Exercise goal ::
Omit all images. Transcribe the rest of the material below exactly.
** begin Information provided **
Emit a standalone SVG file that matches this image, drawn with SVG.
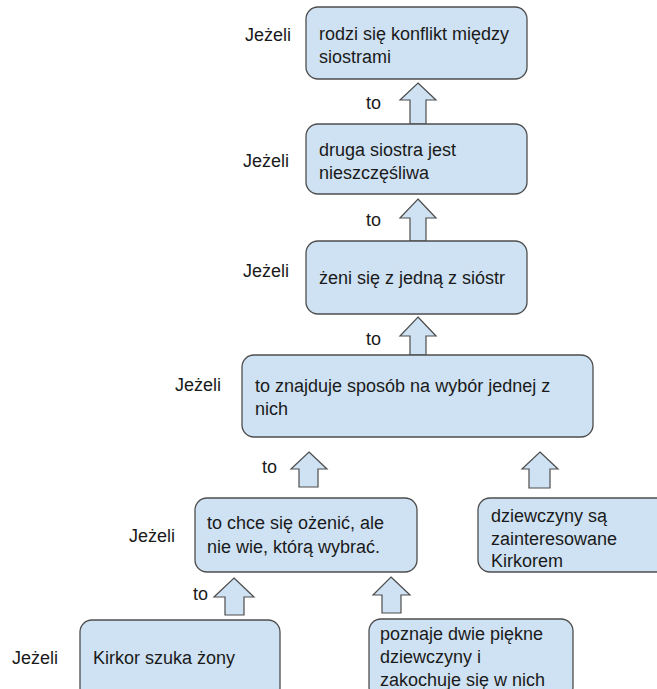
<svg xmlns="http://www.w3.org/2000/svg" width="657" height="689" viewBox="0 0 657 689">
  <style>
    .box { fill: #cfe2f3; stroke: #4d4d4d; stroke-width: 1.3; }
    .arrow { fill: #cfe2f3; stroke: #4d4d4d; stroke-width: 1.2; stroke-linejoin: miter; }
    text { font-family: "Liberation Sans", Arial, sans-serif; font-size: 18px; fill: #1a1a1a; }
  </style>
  <rect width="657" height="689" fill="#ffffff"/>

  <!-- block arrows pointing upward between steps -->
  <g id="connectors">
    <polygon class="arrow" points="418,83 436,100 426,100 426,124 410,124 410,100 400,100"/>
    <polygon class="arrow" points="418,199 436,218 426,218 426,241 410,241 410,218 400,218"/>
    <polygon class="arrow" points="418,317 436,336 426,336 426,355 410,355 410,336 400,336"/>
    <polygon class="arrow" points="309,452 327,469 318,469 318,487 299,487 299,469 291,469"/>
    <polygon class="arrow" points="540,452 558,469 550,469 550,488 529,488 529,469 522,469"/>
    <polygon class="arrow" points="234,578 254,597 244,597 244,615 225,615 225,597 214,597"/>
    <polygon class="arrow" points="391,577 410,595 401,595 401,613 382,613 382,595 373,595"/>
    <text x="366" y="109">to</text>
    <text x="366" y="226">to</text>
    <text x="366" y="345">to</text>
    <text x="262" y="473">to</text>
    <text x="193" y="600">to</text>
  </g>

  <g id="node-konflikt">
    <text x="245" y="41">Jeżeli</text>
    <rect class="box" x="306" y="7" width="221" height="72" rx="12"/>
    <text x="319" y="40">rodzi się konflikt między</text>
    <text x="319" y="63">siostrami</text>
  </g>

  <g id="node-nieszczesliwa">
    <text x="243" y="167">Jeżeli</text>
    <rect class="box" x="306" y="124" width="221" height="70" rx="12"/>
    <text x="319" y="156">druga siostra jest</text>
    <text x="319" y="179">nieszczęśliwa</text>
  </g>

  <g id="node-zeni-sie">
    <text x="243" y="277">Jeżeli</text>
    <rect class="box" x="306" y="241" width="221" height="73" rx="12"/>
    <text x="319" y="284">żeni się z jedną z sióstr</text>
  </g>

  <g id="node-sposob">
    <text x="175" y="391">Jeżeli</text>
    <rect class="box" x="242" y="355" width="351" height="82" rx="12"/>
    <text x="255" y="392">to znajduje sposób na wybór jednej z</text>
    <text x="255" y="415">nich</text>
  </g>

  <g id="node-chce-sie-ozenic">
    <text x="129" y="542">Jeżeli</text>
    <rect class="box" x="195" y="498" width="222" height="74" rx="12"/>
    <text x="207" y="529">to chce się ożenić, ale</text>
    <text x="207" y="553">nie wie, którą wybrać.</text>
  </g>

  <g id="node-zainteresowane">
    <rect class="box" x="478" y="498" width="200" height="74" rx="12"/>
    <text x="491" y="522">dziewczyny są</text>
    <text x="491" y="545">zainteresowane</text>
    <text x="491" y="567">Kirkorem</text>
  </g>

  <g id="node-szuka-zony">
    <text x="12" y="664">Jeżeli</text>
    <rect class="box" x="80" y="620" width="200" height="80" rx="12"/>
    <text x="93" y="664">Kirkor szuka żony</text>
  </g>

  <g id="node-poznaje">
    <rect class="box" x="369" y="619" width="204" height="80" rx="12"/>
    <text x="380" y="640">poznaje dwie piękne</text>
    <text x="380" y="663">dziewczyny i</text>
    <text x="380" y="686">zakochuje się w nich</text>
  </g>
</svg>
** end Information provided **
Task response ::
Emit a standalone SVG file that matches this image, drawn with SVG.
<svg xmlns="http://www.w3.org/2000/svg" width="657" height="689" viewBox="0 0 657 689">
  <style>
    .box { fill: #cfe2f3; stroke: #4d4d4d; stroke-width: 1.3; }
    .arrow { fill: #cfe2f3; stroke: #4d4d4d; stroke-width: 1.2; stroke-linejoin: miter; }
    text { font-family: "Liberation Sans", Arial, sans-serif; font-size: 18px; fill: #1a1a1a; }
  </style>
  <rect width="657" height="689" fill="#ffffff"/>

  <!-- block arrows pointing upward between steps -->
  <g id="connectors">
    <polygon class="arrow" points="418,83 436,100 426,100 426,124 410,124 410,100 400,100"/>
    <polygon class="arrow" points="418,199 436,218 426,218 426,241 410,241 410,218 400,218"/>
    <polygon class="arrow" points="418,317 436,336 426,336 426,355 410,355 410,336 400,336"/>
    <polygon class="arrow" points="309,452 327,469 318,469 318,487 299,487 299,469 291,469"/>
    <polygon class="arrow" points="540,452 558,469 550,469 550,488 529,488 529,469 522,469"/>
    <polygon class="arrow" points="234,578 254,597 244,597 244,615 225,615 225,597 214,597"/>
    <polygon class="arrow" points="391,577 410,595 401,595 401,613 382,613 382,595 373,595"/>
    <text x="366" y="109">to</text>
    <text x="366" y="226">to</text>
    <text x="366" y="345">to</text>
    <text x="262" y="473">to</text>
    <text x="193" y="600">to</text>
  </g>

  <g id="node-konflikt">
    <text x="245" y="41">Jeżeli</text>
    <rect class="box" x="306" y="7" width="221" height="72" rx="12"/>
    <text x="319" y="40">rodzi się konflikt między</text>
    <text x="319" y="63">siostrami</text>
  </g>

  <g id="node-nieszczesliwa">
    <text x="243" y="167">Jeżeli</text>
    <rect class="box" x="306" y="124" width="221" height="70" rx="12"/>
    <text x="319" y="156">druga siostra jest</text>
    <text x="319" y="179">nieszczęśliwa</text>
  </g>

  <g id="node-zeni-sie">
    <text x="243" y="277">Jeżeli</text>
    <rect class="box" x="306" y="241" width="221" height="73" rx="12"/>
    <text x="319" y="284">żeni się z jedną z sióstr</text>
  </g>

  <g id="node-sposob">
    <text x="175" y="391">Jeżeli</text>
    <rect class="box" x="242" y="355" width="351" height="82" rx="12"/>
    <text x="255" y="392">to znajduje sposób na wybór jednej z</text>
    <text x="255" y="415">nich</text>
  </g>

  <g id="node-chce-sie-ozenic">
    <text x="129" y="542">Jeżeli</text>
    <rect class="box" x="195" y="498" width="222" height="74" rx="12"/>
    <text x="207" y="529">to chce się ożenić, ale</text>
    <text x="207" y="553">nie wie, którą wybrać.</text>
  </g>

  <g id="node-zainteresowane">
    <rect class="box" x="478" y="498" width="200" height="74" rx="12"/>
    <text x="491" y="522">dziewczyny są</text>
    <text x="491" y="545">zainteresowane</text>
    <text x="491" y="567">Kirkorem</text>
  </g>

  <g id="node-szuka-zony">
    <text x="12" y="664">Jeżeli</text>
    <rect class="box" x="80" y="620" width="200" height="80" rx="12"/>
    <text x="93" y="664">Kirkor szuka żony</text>
  </g>

  <g id="node-poznaje">
    <rect class="box" x="369" y="619" width="204" height="80" rx="12"/>
    <text x="380" y="640">poznaje dwie piękne</text>
    <text x="380" y="663">dziewczyny i</text>
    <text x="380" y="686">zakochuje się w nich</text>
  </g>
</svg>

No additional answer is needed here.